Reference has been made, both here and elsewhere, to Mr. Auster's style. For example, Black Sea wrote: "Auster does at times seem a prickly, thin-skinned, and intellectually combative personality. These qualities, in part, make him a writer whose work is worth attending to. A nicer guy might not be nearly so honest, and he is honest on topics that nice guys generally avoid entirely."
Most writers and indeed anyone who creates are at least partly motivated by egoism. To expose one's works and oneself to criticism takes a person who has a high degree of belief in his own value. This must be all the more so when dealing with such a contentious subject as the decline of America and of the West.
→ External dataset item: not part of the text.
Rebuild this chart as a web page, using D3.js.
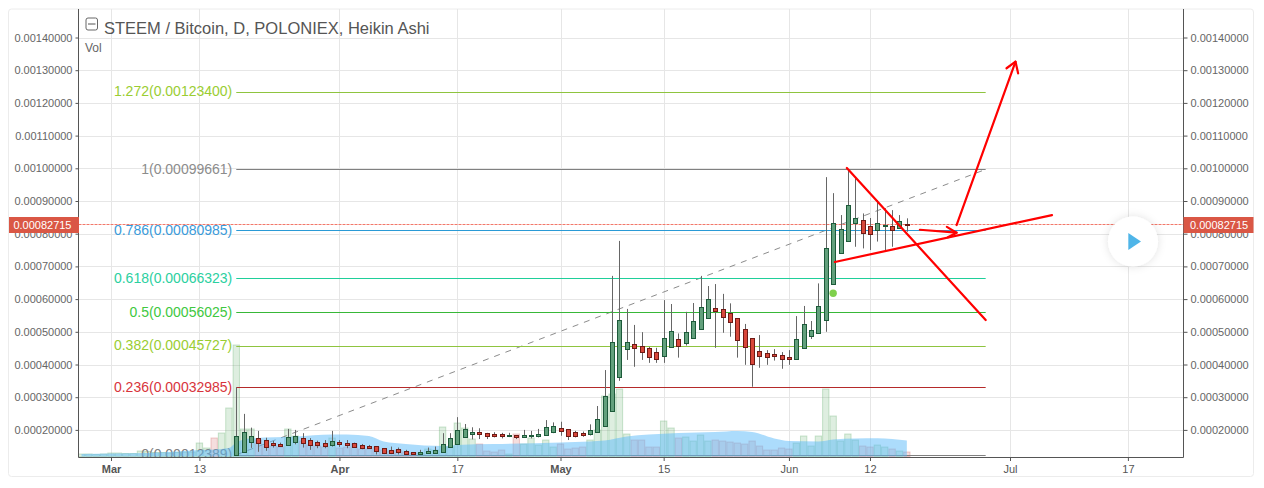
<!DOCTYPE html>
<html><head><meta charset="utf-8">
<script src="https://cdn.jsdelivr.net/npm/d3@7/dist/d3.min.js"></script>
<style>html,body{margin:0;padding:0;background:#fff}svg{display:block}text{font-family:"Liberation Sans",Arial,sans-serif}</style>
</head><body><div id="chart"></div>
<script>
// prices are in units of 0.00001 BTC; candles are daily from 2017-03-18
const firstCandle = "2017-03-18";
const opens = [12.3,13.3,16.4,17.4,16.8,16.0,15.7,15.5,16.4,17.4,16.8,16.2,16.0,15.4,
 16.2,16.0,15.9,15.4,15.0,15.0,14.4,13.8,14.2,13.5,13.2,12.7,13.0,13.0,13.3,14.7,15.8,17.9,18.7,19.4,19.0,18.7,18.7,18.2,18.4,17.8,18.1,18.1,18.5,19.5,
 20.5,20.2,19.3,19.1,18.7,19.3,21.3,25.9,36.3,44.8,46.2,45.6,45.0,43.7,42.7,45.3,47.7,46.7,48.2,50.8,54.1,57.2,56.9,55.6,54.1,50.8,48.0,44.0,43.4,43.1,42.8,
 42.2,41.8,45.0,48.6,49.5,53.5,64.5,74.0,77.7,83.2,84.1,82.3,81.0,82.3,82.3,81.7,82.9];
const highs = [33.0,24.9,20.7,19.7,17.6,16.6,16.1,20.3,20.0,19.0,17.5,16.7,16.9,19.7,
 16.9,16.9,16.1,15.7,15.4,15.0,14.4,14.9,14.6,13.9,13.2,13.9,14.6,14.9,19.0,19.0,23.9,21.8,20.8,20.5,19.1,19.3,19.1,19.1,18.4,20.0,19.7,20.3,23.0,22.3,
 22.5,20.2,19.7,19.5,21.7,27.3,38.3,67.1,77.8,57.0,52.1,49.9,45.4,45.1,59.7,58.5,49.5,56.1,58.8,67.1,64.0,64.6,61.6,58.7,54.1,52.4,48.0,49.0,44.4,44.7,43.8,
 44.4,54.8,57.9,53.3,64.8,97.3,92.4,85.7,99.66,96.9,86.2,84.8,90.3,87.8,87.2,85.7,84.7];
const lows = [12.3,13.2,14.5,13.3,13.6,14.6,14.8,15.2,15.6,14.6,13.9,14.4,14.4,14.9,
 14.8,14.4,14.6,14.1,14.4,12.5,12.6,12.6,12.5,12.5,12.5,12.5,12.7,12.9,13.2,14.6,15.6,17.6,17.1,17.2,17.2,17.7,17.4,17.8,17.2,17.6,17.4,17.7,18.2,19.0,
 18.2,16.9,17.7,17.9,18.3,19.3,21.3,25.5,35.0,41.4,39.3,41.4,40.5,40.5,40.5,45.3,42.1,45.8,48.2,50.8,54.1,45.1,49.7,48.5,42.1,39.9,33.2,39.0,39.9,41.2,38.7,
 39.9,41.8,45.0,47.8,49.5,50.0,64.5,74.0,77.7,76.0,75.5,75.0,77.6,75.0,76.0,81.7,80.6];
const closes = [18.2,19.5,18.0,16.1,14.9,15.4,15.2,17.7,18.0,16.1,15.3,15.5,15.2,16.6,
 15.7,15.5,14.9,14.5,14.6,13.6,13.0,13.0,13.2,12.7,12.7,13.2,13.6,13.9,15.6,17.4,19.9,20.3,19.4,18.7,18.2,18.1,18.1,18.5,17.8,18.4,18.4,18.7,20.8,21.1,
 19.8,18.2,18.2,18.4,19.9,23.2,30.4,46.8,53.6,47.0,45.1,43.9,42.4,41.8,48.0,50.2,45.8,49.9,53.2,57.5,59.9,56.4,54.6,52.9,47.4,45.3,40.1,42.7,42.4,42.7,41.6,
 41.8,47.7,52.3,50.5,57.8,75.5,83.2,81.4,88.7,84.7,80.1,79.8,83.2,82.6,81.0,83.8,82.715];

// volume (relative units), daily from 2017-02-25
const firstVolume = "2017-02-25";
const earlyVolumeUp = [true,true,true,true,true,true,true,true,true,true,true,true,true,true,true,true,true,true,false,true,true];
const volumes = [2.5,2.5,2,2.5,3.5,3.5,3,3,5.5,5,4,4,3.5,4,4.5,4.5,
 13.5,8.5,18.5,23.5,48.5,
 111.5,27.5,27.5,16.5,10.5,10.5,9.5,27.5,20.5,15.5,11.5,10.5,9.5,18.5,
 8.5,9.5,12.5,7.5,7.5,9.5,6.5,5.5,6.5,4.5,3.5,3.5,7.5,6.5,29.5,9.5,33.5,28.5,17.5,12.5,5.5,4.5,6.5,2.5,22.5,12.5,18.5,11.5,16.5,9.5,
 12.5,7.5,8.5,9.5,16.5,26.5,60.5,62.5,67.5,22.5,16.5,16.5,9.5,9.5,35.5,28.5,18.5,19.5,15.5,21.5,15.5,16.5,15.5,14.5,13.5,12.5,15.5,10.5,6.5,6.5,8.5,
 7.5,13.5,20.5,10.5,20.5,67.5,40.5,15.5,22.5,16.5,10.5,9.5,11.5,9.5,7.5,5.5,4.5];

// volume moving average, read at sample dates
const maDates = ["02-25","03-01","03-06","03-10","03-13","03-15","03-17","03-18","03-19","03-20","03-26","03-31","04-02","04-05","04-07","04-10","04-15","04-17","04-22","05-01","05-05","05-07","05-10","05-13","05-17","05-22","05-25","05-27","05-30","06-01","06-05","06-07","06-10","06-13","06-17"];
const maValues = [2.5,3,3.5,5,6.5,7,8.5,14,17,18,20,22,22,20.5,15,12.5,10.5,11.5,12.5,14,15,16,20,22,23.5,24.5,25.5,24.5,18,15.5,15,17,18,18.2,16];

const fibLabels = ["1.272(0.00123400)","1(0.00099661)","0.786(0.00080985)","0.618(0.00066323)","0.5(0.00056025)","0.382(0.00045727)","0.236(0.00032985)","0(0.00012389)"];
const fibValues = [123.4,99.661,80.985,66.323,56.025,45.727,32.985,12.389];
const fibLineColors = ["#8fc43f","#808080","#2a9ad6","#1fcf9a","#38b838","#8fc43f","#b52a2a","#808080"];
const fibTextColors = ["#9acd32","#8c8c8c","#3a9ad9","#2bd0a0","#40c840","#9acd32","#d8343c","#808080"];
const fibStart = "2017-03-18";
const fibEndDay = 118.7; // days after Mar 1

const priceTicks = [20,30,40,50,60,70,80,90,100,110,120,130,140];
const timeTickDates = ["2017-03-01","2017-03-13","2017-04-01","2017-04-17","2017-05-01","2017-05-15","2017-06-01","2017-06-12","2017-07-01","2017-07-17"];
const timeTickLabels = ["Mar","13","Apr","17","May","15","Jun","12","Jul","17"];
const boldTicks = ["Mar","Apr","May"];
const lastPrice = 82.715;

// hand-drawn annotations: [day after Mar 1, price]
const drawnLines = [
 [[99.86,100.1],[118.7,53.6]],
 [[98.24,71.35],[127.7,85.7]],
 [[109.77,81.2],[114.75,80.3]],
 [[113.43,82.1],[114.75,80.3],[113.57,78.9]],
 [[114.75,82.66],[122.75,132.6]],
 [[121.53,130.6],[122.75,132.6],[123.1,129.05]]
];
const dotPoint = {date:"2017-06-07", price:61.8};

const W=1264,H=488, L=78.5,R=1183.5,T=9,B=457;
const svg=d3.select("#chart").append("svg").attr("width",W).attr("height",H);
const parse=s=>new Date(s+"T00:00:00Z");
const base=parse("2017-03-01");
const x=d3.scaleUtc().domain([base,parse("2017-07-01")]).range([111,1010]);
const xd=d=>x(new Date(+base+d*864e5));
const y=d3.scaleLinear().domain([20,140]).range([429.9,37.5]);
const yVol=d3.scaleLinear().domain([0,120]).range([456.5,336.5]);
const fmt=d=>(d/1e5).toFixed(8);

const defs=svg.append("defs");
defs.append("clipPath").attr("id","plot").append("rect").attr("x",L).attr("y",T).attr("width",R-L).attr("height",B-T);
const f=defs.append("filter").attr("id","sh").attr("x","-40%").attr("y","-40%").attr("width","180%").attr("height","180%");
f.append("feDropShadow").attr("dx",0).attr("dy",0).attr("stdDeviation",4).attr("flood-color","#000").attr("flood-opacity",0.12);

// outer border
svg.append("rect").attr("x",8.5).attr("y",9).attr("width",1245).attr("height",467.5).attr("rx",3).attr("fill","#fff").attr("stroke","#ececec");

// grid
const grid=svg.append("g");
grid.selectAll("line.h").data(priceTicks).join("line").attr("x1",L).attr("x2",R).attr("y1",d=>Math.round(y(d))+.5).attr("y2",d=>Math.round(y(d))+.5).attr("stroke","#e6e6e6");
grid.selectAll("line.v").data(timeTickDates).join("line").attr("class","v").attr("y1",T).attr("y2",B).attr("x1",d=>Math.round(x(parse(d)))+.5).attr("x2",d=>Math.round(x(parse(d)))+.5).attr("stroke","#e6e6e6");

const plot=svg.append("g").attr("clip-path","url(#plot)");

// volume
const volStart=parse(firstVolume), candleStart=parse(firstCandle);
const volData=volumes.map((v,i)=>{
  const date=d3.utcDay.offset(volStart,i);
  const up=i<earlyVolumeUp.length?earlyVolumeUp[i]:closes[i-earlyVolumeUp.length]>=opens[i-earlyVolumeUp.length];
  return {date,v,up};
});
const dayW=x(parse("2017-03-02"))-x(parse("2017-03-01"));
plot.append("g").selectAll("rect").data(volData).join("rect")
 .attr("x",d=>x(d.date)-dayW/2+.5).attr("width",dayW-1)
 .attr("y",d=>yVol(d.v)).attr("height",d=>yVol(0)-yVol(d.v))
 .attr("fill",d=>d.up?"rgba(90,170,100,.2)":"rgba(205,90,90,.2)")
 .attr("stroke",d=>d.up?"rgba(90,170,100,.3)":"rgba(205,90,90,.3)");

// fib trend diagonal
plot.append("line").attr("x1",x(parse(fibStart))).attr("y1",y(fibValues[7])).attr("x2",xd(fibEndDay)).attr("y2",y(fibValues[1]))
 .attr("stroke","#8c8c8c").attr("stroke-dasharray","6 6");

// fib levels
const fib=plot.append("g");
fib.selectAll("line").data(fibValues).join("line")
 .attr("x1",x(parse(fibStart))).attr("x2",xd(fibEndDay))
 .attr("y1",d=>Math.round(y(d))+.5).attr("y2",d=>Math.round(y(d))+.5)
 .attr("stroke",(d,i)=>fibLineColors[i]);
fib.selectAll("text").data(fibLabels).join("text")
 .attr("x",x(parse(fibStart))-4).attr("y",(d,i)=>y(fibValues[i])+4.5)
 .attr("text-anchor","end").attr("font-size",14).attr("fill",(d,i)=>fibTextColors[i]).text(d=>d);

// volume MA area
const maData=maDates.map((d,i)=>({date:parse("2017-"+d),v:maValues[i]}));
plot.append("path").datum(maData)
 .attr("d",d3.area().x(d=>x(d.date)).y0(yVol(0)).y1(d=>yVol(d.v)).curve(d3.curveMonotoneX))
 .attr("fill","rgba(90,185,250,.5)");

// last price line
plot.append("line").attr("x1",L).attr("x2",R).attr("y1",224.5).attr("y2",224.5)
 .attr("stroke","#f2786a").attr("stroke-dasharray","3 1");

// candles
const candles=opens.map((o,i)=>({date:d3.utcDay.offset(candleStart,i),o,h:highs[i],l:lows[i],c:closes[i]}));
const cg=plot.append("g");
const snap=v=>Math.round(v);
cg.selectAll("line").data(candles).join("line")
 .attr("x1",d=>snap(x(d.date))+.5).attr("x2",d=>snap(x(d.date))+.5)
 .attr("y1",d=>y(d.h)).attr("y2",d=>y(d.l)).attr("stroke","#666");
cg.selectAll("rect").data(candles).join("rect")
 .attr("x",d=>snap(x(d.date))-1.5).attr("width",4)
 .attr("y",d=>snap(y(Math.max(d.o,d.c)))+.5)
 .attr("height",d=>Math.max(1,snap(y(Math.min(d.o,d.c)))-snap(y(Math.max(d.o,d.c)))))
 .attr("fill",d=>d.c>=d.o?"#62a07c":"#d8473a")
 .attr("stroke",d=>d.c>=d.o?"#1d5a3a":"#6e1a15");

// dot
plot.append("circle").attr("cx",x(parse(dotPoint.date))).attr("cy",y(dotPoint.price)).attr("r",3.7).attr("fill","#7fd04c");

// drawings
const lineGen=d3.line().x(d=>xd(d[0])).y(d=>y(d[1]));
plot.append("g").selectAll("path").data(drawnLines).join("path").attr("d",lineGen)
 .attr("fill","none").attr("stroke","#ff0000").attr("stroke-width",2.2).attr("stroke-linecap","round").attr("stroke-linejoin","round");

// axes
const axisCol="#555";
const styleAxis=g=>{g.selectAll(".domain").remove();g.selectAll(".tick line").attr("stroke",axisCol);g.selectAll(".tick text").attr("fill","#666").attr("font-size",11).attr("font-family","Liberation Sans");};
svg.append("g").attr("transform",`translate(${L},0)`).call(d3.axisLeft(y).tickValues(priceTicks).tickFormat(fmt).tickSize(3).tickPadding(3)).call(styleAxis);
svg.append("g").attr("transform",`translate(${R},0)`).call(d3.axisRight(y).tickValues(priceTicks).tickFormat(fmt).tickSize(4).tickPadding(3)).call(styleAxis);
const xAxis=svg.append("g").attr("transform",`translate(0,${B})`).call(d3.axisBottom(x).tickValues(timeTickDates.map(parse)).tickFormat((d,i)=>timeTickLabels[i]).tickSize(4).tickPadding(4)).call(styleAxis);
xAxis.selectAll(".tick text").attr("font-size",11).attr("fill","#555").attr("font-weight",(d,i)=>boldTicks.includes(timeTickLabels[i])?"bold":"normal");
svg.append("line").attr("x1",L).attr("x2",L).attr("y1",T).attr("y2",B+.5).attr("stroke",axisCol);
svg.append("line").attr("x1",R).attr("x2",R).attr("y1",T).attr("y2",B+.5).attr("stroke",axisCol);
svg.append("line").attr("x1",L).attr("x2",R).attr("y1",B+.5).attr("y2",B+.5).attr("stroke",axisCol);

// last price tags
[[9,70,71.5,"end"],[1183.5,70,1190,"start"]].forEach(([bx,bw,tx,anc])=>{
  svg.append("rect").attr("x",bx).attr("y",217).attr("width",bw).attr("height",16).attr("fill","#da5745");
  svg.append("text").attr("x",tx).attr("y",y(lastPrice)+4).attr("text-anchor",anc).attr("font-size",11).attr("fill","#fff").text(fmt(lastPrice));
});

// header
svg.append("rect").attr("x",86).attr("y",18).attr("width",11.5).attr("height",12).attr("rx",2).attr("fill","#fff").attr("stroke","#666");
svg.append("line").attr("x1",88).attr("x2",95.5).attr("y1",24).attr("y2",24).attr("stroke","#555");
svg.append("text").attr("x",104).attr("y",34).attr("font-size",16.5).attr("fill","#555").text("STEEM / Bitcoin, D, POLONIEX, Heikin Ashi");
svg.append("text").attr("x",85).attr("y",52).attr("font-size",12).attr("fill","#666").text("Vol");

// play button
svg.append("circle").attr("cx",1133).attr("cy",241.5).attr("r",25).attr("fill","#fff").attr("filter","url(#sh)");
svg.append("path").attr("d",d3.line()([[1128.3,233],[1141,241.5],[1128.3,250]])+"Z").attr("fill","#4fb5e8");
</script></body></html>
Mr. Auster is known to be a man who doesn't back down, who fights in print for his ideas and beliefs, and who's made quite a few enemies in the process. If in his disputes he seems to show an above-average ego involvement, it's also the case that one with less such involvement wouldn't be fighting as hard or would have gone missing in action ages ago. But the ideas that he fights for are those that would help to defend and revive our nation and our civilization, and we need people like him who are fearless, combative, and fighting for the right.
Mr. Mangan's purpose in his last comment is to support me and my ideas, and I appreciate it very much, and I think it's overall been a very worthwhile discussion. At the same time, I wonder why the main focus has to be on the question of my ego. Of course no one can see himself as others see him, and Mr. Mangan may be right in what he says my "above-average ego involvement." But it seems to me that if were motivated primarily by ego, or if the fuel of what I'm doing were egocentrism, then I wouldn't be blogging in semi obscurity, I would have done things to bring myself more before the eyes of the world.
If I'm forceful, it's because I care about the things I care about, and because I have confidence in the truth and importance of what I'm saying, not because I'm trying to push myself or have a great view of myself. But, again, no one can see himself as others see him.